<<<<

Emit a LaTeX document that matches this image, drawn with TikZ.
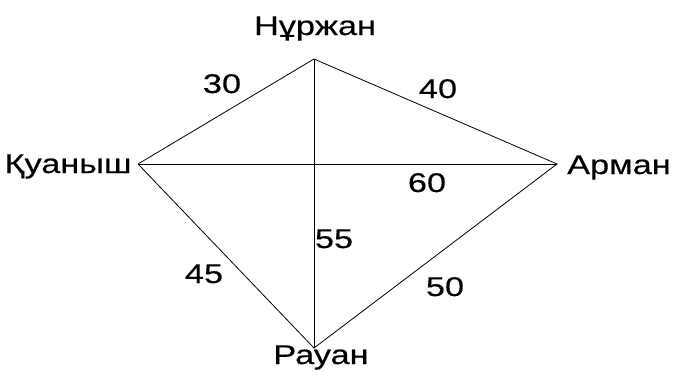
\documentclass[tikz,border=0pt]{standalone}
\usepackage{fontspec}
\setmainfont{Liberation Sans}[FakeStretch=1.27, FakeBold=0.4]
\usepackage{tikz}
\usetikzlibrary{positioning}

\begin{document}
\begin{tikzpicture}[x=1pt, y=-1pt,
      edge/.style={draw=black, line width=0.8pt},
      person/.style={font=\fontsize{27}{30}\selectfont, anchor=base, inner sep=0pt},
      weight/.style={font=\fontsize{27}{30}\selectfont, anchor=base, inner sep=0pt}]
      \useasboundingbox (0,0) rectangle (673,372);
      % vertices
      \coordinate (nurzhan) at (314,59);
      \coordinate (kuanysh) at (138,164);
      \coordinate (arman) at (557,164);
      \coordinate (rauan) at (314,348);
      % names
      \node[person] (nurzhanlbl) at (315,35) {Нұржан};
      \node[person] (kuanyshlbl) at (68,173) {Қуаныш};
      \node[person] (armanlbl) at (619,174) {Арман};
      \node[person] (rauanlbl) at (321,364) {Рауан};
      % edges
      \draw[edge] (kuanysh) -- (nurzhan) -- (arman) -- (rauan) -- (kuanysh);
      \draw[edge] (kuanysh) -- (arman);
      \draw[edge] (nurzhan) -- (rauan);
      % weights
      \node[weight] (w30) at (222,93) {30};
      \node[weight] (w40) at (438,98) {40};
      \node[weight] (w60) at (427,192) {60};
      \node[weight] (w55) at (334,248) {55};
      \node[weight] (w45) at (204,283) {45};
      \node[weight] (w50) at (445,296) {50};
    \end{tikzpicture}
\end{document}
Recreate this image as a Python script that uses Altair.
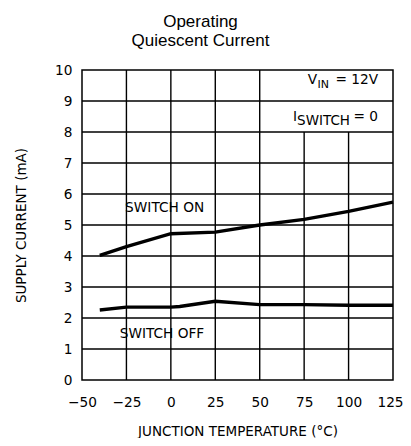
import altair as alt
import pandas as pd

temps = [-40, -25, 0, 25, 50, 75, 100, 125]
switch_on = [4.02, 4.3, 4.72, 4.77, 5.0, 5.18, 5.44, 5.74]
off_temps = [-40, -25, 0, 5, 25, 50, 75, 100, 125]
switch_off = [2.26, 2.35, 2.35, 2.37, 2.54, 2.43, 2.43, 2.41, 2.41]

x_ticks = [-50, -25, 0, 25, 50, 75, 100, 125]
y_ticks = list(range(0, 11))
h_grid = [1, 2, 3, 4, 5, 6, 7, 8, 9]
v_grid_full = [-25, 0, 25, 50]
v_grid_part = [75, 100]

FONT = "DejaVu Sans"
FS = 13.7

on_df = pd.DataFrame({"t": temps, "i": switch_on, "s": "on"})
off_df = pd.DataFrame({"t": off_temps, "i": switch_off, "s": "off"})
lines_df = pd.concat([on_df, off_df])

xs = alt.Scale(domain=[-50, 125], nice=False, zero=False)
ys = alt.Scale(domain=[0, 10], nice=False, zero=False)

x_axis = alt.Axis(values=x_ticks, title="JUNCTION TEMPERATURE (°C)",
                  grid=False, ticks=False, domain=False, labelFont=FONT, labelFontSize=FS,
                  labelColor="black", labelPadding=15, labelFlush=False, labelOverlap=False,
                  labelOffset={"condition": {"test": "datum.value == 125", "value": -3}, "value": 0},
                  titleFont=FONT, titleFontSize=13.5,
                  titleFontWeight="normal", titleColor="black", titlePadding=16)
y_axis = alt.Axis(values=y_ticks, title="SUPPLY CURRENT (mA)",
                  grid=False, ticks=False, domain=False, labelFont=FONT, labelFontSize=FS,
                  labelColor="black", labelPadding=10, labelFlush=False, labelOverlap=False,
                  titleFont=FONT, titleFontSize=13.5,
                  titleFontWeight="normal", titleColor="black", titlePadding=26)

def X(f):
    return alt.X(f"{f}:Q", scale=xs, axis=x_axis)

def Y(f):
    return alt.Y(f"{f}:Q", scale=ys, axis=y_axis)

hg = alt.Chart(pd.DataFrame({"i": h_grid})).mark_rule(color="black", strokeWidth=1.4).encode(
    y=Y("i"))
vgf = alt.Chart(pd.DataFrame({"t": v_grid_full})).mark_rule(color="black", strokeWidth=1.4).encode(
    x=X("t"))
vgp = alt.Chart(pd.DataFrame({"t": v_grid_part, "y0": [0, 0], "y1": [8, 8]})).mark_rule(
    color="black", strokeWidth=1.4).encode(
    x=X("t"), y=Y("y0"), y2="y1:Q")

lines = alt.Chart(lines_df).mark_line(color="black", strokeWidth=3.4).encode(
    x=X("t"), y=Y("i"), detail="s:N")

labels_df = pd.DataFrame({"t": [-3.5, -5], "i": [5.55, 1.48], "txt": ["SWITCH ON", "SWITCH OFF"]})
labels = alt.Chart(labels_df).mark_text(font=FONT, fontSize=FS, color="black",
                                        align="center", baseline="middle").encode(
    x=X("t"), y=Y("i"), text="txt:N")

ann_df = pd.DataFrame({"t": [125], "y1": [9.55], "y2": [8.35]})
def piece(txt, ycol, dx, dy, size):
    return alt.Chart(ann_df).mark_text(text=txt, font=FONT, fontSize=size, color="black",
                                       align="right", baseline="alphabetic", dx=dx, dy=dy).encode(
        x=X("t"), y=Y(ycol))

ann = [
    piece("= 12V", "y1", -15, 0, FS),
    piece("IN", "y1", -64, 4, 11),
    piece("V", "y1", -76, 0, FS),
    piece("= 0", "y2", -15, 0, FS),
    piece("SWITCH", "y2", -43, 4, 13.5),
    piece("I", "y2", -96, 0, FS),
]

chart = alt.layer(hg, vgf, vgp, lines, labels, *ann).properties(
    width=311, height=310,
    title=alt.Title(["Operating", "Quiescent Current"], font="Liberation Sans", fontSize=17,
                    fontWeight="normal", color="black", anchor="middle", dx=-37, offset=13,
                    lineHeight=19),
    autosize="none",
    padding={"left": 74, "top": 62, "right": 10, "bottom": 58},
).configure_view(stroke="black", strokeWidth=1.5)

chart.save("out.html", embed_options={"renderer": "svg", "actions": False})
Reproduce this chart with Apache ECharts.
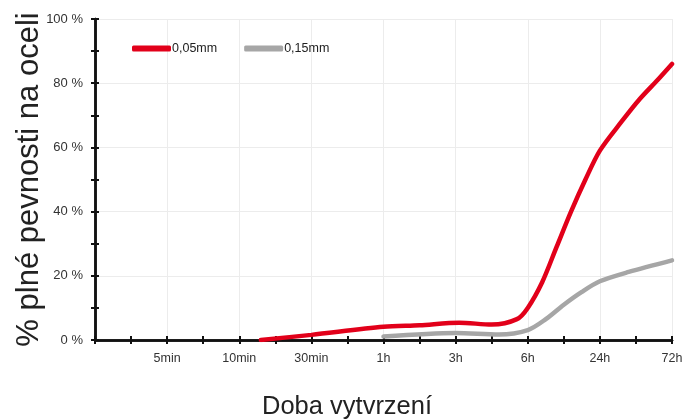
<!DOCTYPE html>
<html>
<head>
<meta charset="utf-8">
<script src="https://cdn.jsdelivr.net/npm/echarts@6/dist/echarts.min.js"></script>
<style>
  html, body { margin: 0; padding: 0; background: #fff; }
  #chart { width: 683px; height: 419px; }
</style>
</head>
<body>
<div id="chart"></div>
<script>
// tick labels along the time axis (index = position on axis)
const timeLabels = ['', '5min', '10min', '30min', '1h', '3h', '6h', '24h', '72h']

// 0,05mm series (x = position on time axis, y = % of full strength)
const redX = [2.3, 3, 4, 4.5, 5.05, 5.5, 5.85, 6, 6.2, 6.4, 6.6, 6.8, 7, 7.3, 7.55, 7.8, 8]
const redY = [0, 1.6, 4.1, 4.6, 5.4, 4.8, 6.5, 10, 18, 29, 40, 50, 59, 68, 75, 81, 86]

// 0,15mm series
const grayX = [4, 5, 5.6, 6, 6.25, 6.5, 6.75, 7, 7.4, 8]
const grayY = [1.1, 2.2, 1.7, 3.1, 6.5, 11, 15, 18.3, 21.2, 24.8]

const font = 'Liberation Sans, Arial, sans-serif'
const axisColor = '#111'

const toPairs = (xs, ys) => xs.map((x, i) => [x, ys[i]])

const baseX = {
  type: 'value',
  min: 0,
  max: 8,
  interval: 1,
  position: 'bottom',
  axisLine: { show: true, lineStyle: { color: axisColor, width: 2.5 } },
  splitLine: { show: false },
  minorTick: { show: true, splitNumber: 2, length: 4, lineStyle: { color: axisColor, width: 2 } },
  axisTick: { show: true, length: 4, lineStyle: { color: axisColor, width: 2 } },
  axisLabel: { show: false }
}

const baseY = {
  type: 'value',
  min: 0,
  max: 100,
  interval: 20,
  position: 'left',
  axisLine: { show: true, lineStyle: { color: axisColor, width: 2.5 } },
  splitLine: { show: false },
  minorTick: { show: true, splitNumber: 2, length: 4, lineStyle: { color: axisColor, width: 2 } },
  axisTick: { show: true, length: 4, lineStyle: { color: axisColor, width: 2 } },
  axisLabel: { show: false }
}

const chart = echarts.init(document.getElementById('chart'))

chart.setOption({
  animation: false,
  title: {
    text: 'Doba vytvrzení',
    left: 262,
    top: 394,
    padding: 0,
    textStyle: { fontFamily: font, fontSize: 25.5, fontWeight: 'normal', color: '#222' }
  },
  grid: { left: 95, right: 11, top: 19, bottom: 79, outerBoundsMode: 'none' },
  legend: {
    left: 127,
    top: 37,
    itemWidth: 39,
    itemHeight: 6,
    itemGap: 27,
    icon: 'roundRect',
    textStyle: { fontFamily: font, fontSize: 12.5, color: '#222', padding: [0, 0, 0, -4] },
    data: ['0,05mm', '0,15mm']
  },
  xAxis: [
    {
      ...baseX,
      axisTick: { ...baseX.axisTick, inside: false },
      splitLine: { show: true, lineStyle: { color: '#ececec', width: 1 } },
      axisLabel: {
        show: true,
        margin: 12,
        fontFamily: font,
        fontSize: 12.5,
        color: '#333',
        formatter: v => timeLabels[v] || ''
      }
    },
    {
      ...baseX,
      axisTick: { ...baseX.axisTick, inside: true }
    }
  ],
  yAxis: [
    {
      ...baseY,
      axisTick: { ...baseY.axisTick, inside: false },
      splitLine: { show: true, lineStyle: { color: '#ececec', width: 1 } },
      axisLabel: {
        show: true,
        margin: 12,
        fontFamily: font,
        fontSize: 13,
        color: '#333',
        formatter: '{value} %'
      },
      name: '% plné pevnosti na oceli',
      nameLocation: 'middle',
      nameRotate: 90,
      nameGap: 50,
      nameMoveOverlap: false,
      nameTextStyle: { fontFamily: font, fontSize: 31, color: '#222' }
    },
    {
      ...baseY,
      axisTick: { ...baseY.axisTick, inside: true }
    }
  ],
  series: [
    {
      name: '0,15mm',
      type: 'line',
      xAxisIndex: 0,
      yAxisIndex: 0,
      data: toPairs(grayX, grayY),
      smooth: 0.3,
      symbol: 'none',
      color: '#a6a6a6',
      lineStyle: { width: 4.5, color: '#a6a6a6', cap: 'round' },
      z: 3
    },
    {
      name: '0,05mm',
      type: 'line',
      xAxisIndex: 0,
      yAxisIndex: 0,
      data: toPairs(redX, redY),
      smooth: 0.3,
      symbol: 'none',
      color: '#e2001a',
      lineStyle: { width: 4.5, color: '#e2001a', cap: 'round' },
      z: 4
    }
  ]
})
</script>
</body>
</html>
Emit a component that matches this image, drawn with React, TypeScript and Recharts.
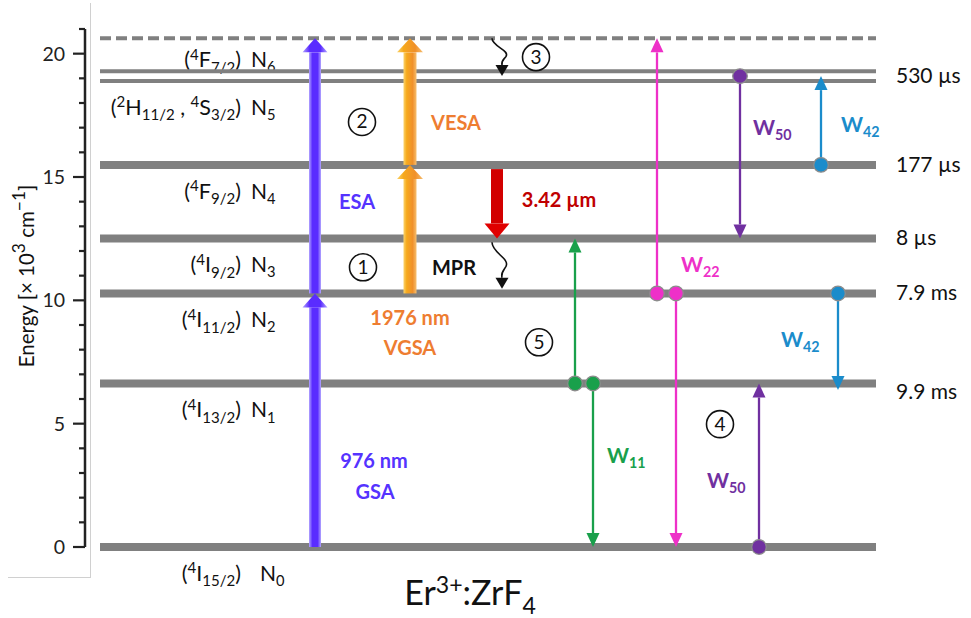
import React from "react";
import { ComposedChart, XAxis, YAxis, Scatter, ReferenceLine, ReferenceDot } from "recharts";

const FONT = "Lato, 'Open Sans', sans-serif";

// Er3+ energy levels (x 10^3 cm^-1)
const levelTerms = ["(^4^I_15/2_)", "(^4^I_13/2_)", "(^4^I_11/2_)", "(^4^I_9/2_)", "(^4^F_9/2_)", "(^2^H_11/2_ , ^4^S_3/2_)", "(^4^F_7/2_)"];
const levelNames = ["N_0_", "N_1_", "N_2_", "N_3_", "N_4_", "N_5_", "N_6_"];
const levelEnergy = [0, 6.63, 10.28, 12.51, 15.49, 18.89, 20.62];
const n5Upper = 19.29;
const lifetimes = ["", "9.9 ms", "7.9 ms", "8 µs", "177 µs", "530 µs", ""];

// pump / emission
const pumpNames = ["GSA", "ESA", "VGSA", "VESA", "3.42 µm"];
const pumpFrom = [0, 10.28, 10.28, 15.49, 15.32];
const pumpTo = [10.28, 20.62, 15.49, 20.62, 12.51];

// energy transfer processes
const transNames = ["W11", "W11", "W22", "W22", "W50", "W50", "W42", "W42"];
const transFrom = [6.63, 6.63, 10.28, 10.28, 19.09, 0, 15.49, 10.28];
const transTo = [12.51, 0, 20.62, 0, 12.51, 6.63, 19.09, 6.36];

// multiphonon relaxation
const mprFrom = [12.35, 20.62];
const mprTo = [10.47, 19.09];

const yTicks = [0, 1, 2, 3, 4, 5, 6, 7, 8, 9, 10, 11, 12, 13, 14, 15, 16, 17, 18, 19, 20, 21];

// layout (horizontal columns of the diagram)
const LEVEL_X = [15, 791];
const PUMP_X = [230, 230, 325, 325, 412];
const TRANS_X = [490, 508, 572, 591, 655, 674, 736, 753];
const MPR_X = [417, 417];

const levelRows = levelEnergy.map((e) => ({ x: LEVEL_X[0], y: e }));

const C = {
  level: "#808080",
  violet: "#5533ff",
  orange: "#ee7d31",
  red: "#c00000",
  green: "#19a04b",
  magenta: "#ee30c8",
  purple: "#7030a0",
  blue: "#1b8ccb",
};
const TRANS_COLOR = [C.green, C.green, C.magenta, C.magenta, C.purple, C.purple, C.blue, C.blue];

const NOTES = [
  { t: "ESA", x: 272, y: 13.7, c: C.violet },
  { t: "976 nm", x: 289, y: 3.19, c: C.violet },
  { t: "GSA", x: 290, y: 1.94, c: C.violet },
  { t: "1976 nm", x: 325, y: 8.99, c: C.orange },
  { t: "VGSA", x: 325, y: 7.78, c: C.orange },
  { t: "VESA", x: 371, y: 16.9, c: C.orange },
  { t: "3.42 µm", x: 474, y: 13.77, c: C.red },
  { t: "MPR", x: 369, y: 11.02, c: "#111" },
];
const W_NOTES = [
  { t: "W_11_", x: 522, y: 3.39, c: C.green },
  { t: "W_22_", x: 596, y: 11.14, c: C.magenta },
  { t: "W_50_", x: 668, y: 16.7, c: C.purple },
  { t: "W_50_", x: 622, y: 2.38, c: C.purple },
  { t: "W_42_", x: 756, y: 16.82, c: C.blue },
  { t: "W_42_", x: 696, y: 8.1, c: C.blue },
];
const STEPS = ["1", "2", "3", "4", "5"];
const STEP_POS = [[278, 11.34], [277, 17.23], [451, 19.86], [635, 4.98], [454, 8.3]];

function Rich({ x, y, text, size, fill = "#000", weight = 400, anchor = "start", transform, ratio = 0.68, up = 0.36, down = 0.24 }: any) {
  const parts = text.split(/(\^[^^]*\^|_[^_]*_)/).filter((s: string) => s.length);
  let shift = 0;
  const spans = parts.map((p: string, i: number) => {
    let t = p;
    let target = 0;
    let fs = size;
    if (p.startsWith("^")) {
      t = p.slice(1, -1);
      target = -size * up;
      fs = size * ratio;
    } else if (p.startsWith("_")) {
      t = p.slice(1, -1);
      target = size * down;
      fs = size * ratio;
    }
    const dy = target - shift;
    shift = target;
    return (
      <tspan key={i} dy={dy} fontSize={fs}>
        {t}
      </tspan>
    );
  });
  return (
    <text x={x} y={y} textAnchor={anchor} fill={fill} fontWeight={weight} fontSize={size}
      fontFamily={FONT} transform={transform} style={{ whiteSpace: "pre" }}>
      {spans}
    </text>
  );
}

const levelShape = (i: number) => (p: any) => {
  const { x1, x2, y1 } = p;
  const top = i === 6;
  const thin = i >= 5;
  const by = y1 + (top ? 29 : 34);
  return (
    <g>
      <line x1={x1} x2={x2} y1={y1} y2={y1} stroke={C.level} strokeWidth={thin ? 4 : 8}
        strokeDasharray={top ? "11 5" : undefined} />
      <Rich x={x1 + 141} y={by} text={levelTerms[i]} size={21.5} ratio={0.7} fill="#111" anchor="end" />
      <Rich x={x1 + (i === 0 ? 160 : 151)} y={by} text={levelNames[i]} size={21} ratio={0.7} fill="#111" />
      {lifetimes[i] && (
        <text x={x2 + 20} y={y1 + (i === 1 ? 16 : i === 5 ? 2 : 7)} fontSize={21} fontFamily={FONT} fill="#111">
          {lifetimes[i]}
        </text>
      )}
    </g>
  );
};

const pumpShape = (i: number) => (p: any) => {
  const { x1, y1, y2 } = p;
  const kind = i < 2 ? "v" : i < 4 ? "o" : "r";
  const dir = y2 < y1 ? -1 : 1;
  const headLen = kind === "r" ? 15 : 14;
  const headHalf = kind === "o" ? 13 : 12.5;
  const shaftHalf = kind === "o" ? 6.5 : 6;
  const base = y2 - dir * headLen;
  const fill = kind === "v" ? `url(#gv${i})` : kind === "o" ? `url(#go${i})` : "#d20000";
  const headFill = kind === "v" ? `url(#gv${i})` : kind === "o" ? `url(#go${i})` : "#e00000";
  return (
    <g>
      <defs>
        <linearGradient id={`gv${i}`} x1="0" x2="1" y1="0" y2="0">
          <stop offset="0" stopColor="#b3a6ff" />
          <stop offset="0.28" stopColor="#5a2cff" />
          <stop offset="0.72" stopColor="#5a2cff" />
          <stop offset="1" stopColor="#b3a6ff" />
        </linearGradient>
        <linearGradient id={`go${i}`} x1="0" x2="1" y1="0" y2="0">
          <stop offset="0" stopColor="#fbd36a" />
          <stop offset="0.25" stopColor="#f6a91c" />
          <stop offset="0.7" stopColor="#f0902a" />
          <stop offset="1" stopColor="#f6bf70" />
        </linearGradient>
      </defs>
      <rect x={x1 - shaftHalf} width={shaftHalf * 2} y={Math.min(y1, base)} height={Math.abs(base - y1)} fill={fill} />
      <polygon points={`${x1 - headHalf},${base} ${x1 + headHalf},${base} ${x1},${y2}`} fill={headFill} />
    </g>
  );
};

const transShape = (i: number) => (p: any) => {
  const { x1, y1, y2 } = p;
  const dir = y2 < y1 ? -1 : 1;
  const base = y2 - dir * 14;
  const col = TRANS_COLOR[i];
  return (
    <g>
      <line x1={x1} x2={x1} y1={y1} y2={base} stroke={col} strokeWidth={2.3} />
      <polygon points={`${x1 - 6.5},${base} ${x1 + 6.5},${base} ${x1},${y2}`} fill={col} />
    </g>
  );
};

const mprShape = (p: any) => {
  const { x1, y1, y2 } = p;
  const base = y2 - 11;
  const L = base - y1;
  const d = `M ${x1 - 10} ${y1} C ${x1 - 10} ${y1 + L * 0.3} ${x1 + 8} ${y1 + L * 0.45} ${x1 + 4} ${y1 + L * 0.68} C ${x1 + 1} ${y1 + L * 0.82} ${x1 - 1} ${y1 + L * 0.85} ${x1} ${base}`;
  return (
    <g>
      <path d={d} fill="none" stroke="#111" strokeWidth={1.6} />
      <polygon points={`${x1 - 6.5},${base} ${x1 + 6.5},${base} ${x1},${y2}`} fill="#111" />
    </g>
  );
};

const AxisTick = (props: any) => {
  const { x, y, payload } = props;
  const v = payload.value;
  const major = v % 5 === 0;
  return (
    <g>
      <line x1={x - (major ? 12 : 6)} x2={x} y1={y} y2={y} stroke="#222" strokeWidth={2.2} />
      {major && (
        <text x={x - 20} y={y + 7} textAnchor="end" fontSize={19.5} fontFamily={FONT} fill="#222">
          {v}
        </text>
      )}
    </g>
  );
};

const YLabel = (props: any) => {
  const vb = props.viewBox || { x: 0, y: 29, width: 85, height: 518 };
  const cx = vb.x + 27;
  const cy = vb.y + vb.height / 2 - 12;
  return (
    <Rich x={cx} y={cy + 7} text={"Energy [× 10^3^ cm^−1^]"} size={20.5} ratio={0.85} up={0.42} fill="#111" anchor="middle"
      transform={`rotate(-90, ${cx}, ${cy})`} />
  );
};

export default function App() {
  return (
    <div style={{ position: "absolute", left: 0, top: 0, width: 971, height: 618, background: "#fff" }}>
      <div style={{ position: "absolute", left: 8, top: 3, width: 82, height: 574, borderRight: "1px solid #d0d0d0", borderBottom: "1px solid #d0d0d0" }} />
      <div style={{ position: "absolute", left: 0, top: 0 }}>
        <ComposedChart width={971} height={618} data={levelRows} margin={{ top: 29, right: 86, bottom: 71, left: 0 }}>
          <XAxis type="number" dataKey="x" domain={[0, 800]} hide />
          <YAxis type="number" dataKey="y" domain={[0, 21]} ticks={yTicks} interval={0} width={85} tickSize={0} tickMargin={0}
            tickLine={false} axisLine={{ stroke: "#222", strokeWidth: 2.5 }} tick={<AxisTick />}
            label={{ content: YLabel }} />
          <Scatter data={levelRows} dataKey="y" isAnimationActive={false} shape={() => <g />} />

          {levelEnergy.map((e, i) => (
            <ReferenceLine key={`lv${i}`} segment={[{ x: LEVEL_X[0], y: e }, { x: LEVEL_X[1], y: e }]} shape={levelShape(i)} />
          ))}
          <ReferenceLine segment={[{ x: LEVEL_X[0], y: n5Upper }, { x: LEVEL_X[1], y: n5Upper }]}
            shape={(p: any) => <line x1={p.x1} x2={p.x2} y1={p.y1} y2={p.y1} stroke={C.level} strokeWidth={4} />} />

          {pumpNames.map((n, i) => (
            <ReferenceLine key={`pm${n}`} segment={[{ x: PUMP_X[i], y: pumpFrom[i] }, { x: PUMP_X[i], y: pumpTo[i] }]} shape={pumpShape(i)} />
          ))}
          {mprFrom.map((e, i) => (
            <ReferenceLine key={`mpr${i}`} segment={[{ x: MPR_X[i], y: e }, { x: MPR_X[i], y: mprTo[i] }]} shape={mprShape} />
          ))}
          {transNames.map((n, i) => (
            <ReferenceLine key={`tr${i}`} segment={[{ x: TRANS_X[i], y: transFrom[i] }, { x: TRANS_X[i], y: transTo[i] }]} shape={transShape(i)} />
          ))}
          {transNames.map((n, i) => (
            <ReferenceDot key={`dot${i}`} x={TRANS_X[i]} y={transFrom[i]} r={7}
              shape={(p: any) => <circle cx={p.cx} cy={p.cy} r={7.3} fill={TRANS_COLOR[i]} stroke="#8c8c8c" strokeWidth={1.3} />} />
          ))}

          {NOTES.map((n, i) => (
            <ReferenceDot key={`nt${i}`} x={n.x} y={n.y} r={1}
              shape={(p: any) => <Rich x={p.cx} y={p.cy} text={n.t} size={20} weight={700} fill={n.c} anchor="middle" />} />
          ))}
          {W_NOTES.map((n, i) => (
            <ReferenceDot key={`w${i}`} x={n.x} y={n.y} r={1}
              shape={(p: any) => <Rich x={p.cx} y={p.cy} text={n.t} size={21} weight={700} fill={n.c} />} />
          ))}
          {STEPS.map((s, i) => (
            <ReferenceDot key={`st${s}`} x={STEP_POS[i][0]} y={STEP_POS[i][1]} r={14}
              shape={(p: any) => (
                <g>
                  <circle cx={p.cx} cy={p.cy} r={13.5} fill="#fff" stroke="#111" strokeWidth={1.6} />
                  <text x={p.cx} y={p.cy + 6.5} textAnchor="middle" fontSize={19} fontFamily={FONT} fill="#111">{s}</text>
                </g>
              )} />
          ))}
          <ReferenceDot x={385} y={-2.37} r={1} ifOverflow="visible"
            shape={(p: any) => <Rich x={p.cx} y={p.cy} text={"Er^3+^:ZrF_4_"} size={34} fill="#111" anchor="middle" />} />
        </ComposedChart>
      </div>
    </div>
  );
}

>>>>

## [Work required]
Begin with the line where "Recreate this image" appears and end with the line where "ys = alt.Scale(domain=[0, 10], nice=False, zero=False)" appears. Copy only that stretch, exactly, with no pictures.

## [Result of this task]
Recreate this image as a Python script that uses Altair.
import altair as alt
import pandas as pd

temps = [-40, -25, 0, 25, 50, 75, 100, 125]
switch_on = [4.02, 4.3, 4.72, 4.77, 5.0, 5.18, 5.44, 5.74]
off_temps = [-40, -25, 0, 5, 25, 50, 75, 100, 125]
switch_off = [2.26, 2.35, 2.35, 2.37, 2.54, 2.43, 2.43, 2.41, 2.41]

x_ticks = [-50, -25, 0, 25, 50, 75, 100, 125]
y_ticks = list(range(0, 11))
h_grid = [1, 2, 3, 4, 5, 6, 7, 8, 9]
v_grid_full = [-25, 0, 25, 50]
v_grid_part = [75, 100]

FONT = "DejaVu Sans"
FS = 13.7

on_df = pd.DataFrame({"t": temps, "i": switch_on, "s": "on"})
off_df = pd.DataFrame({"t": off_temps, "i": switch_off, "s": "off"})
lines_df = pd.concat([on_df, off_df])

xs = alt.Scale(domain=[-50, 125], nice=False, zero=False)
ys = alt.Scale(domain=[0, 10], nice=False, zero=False)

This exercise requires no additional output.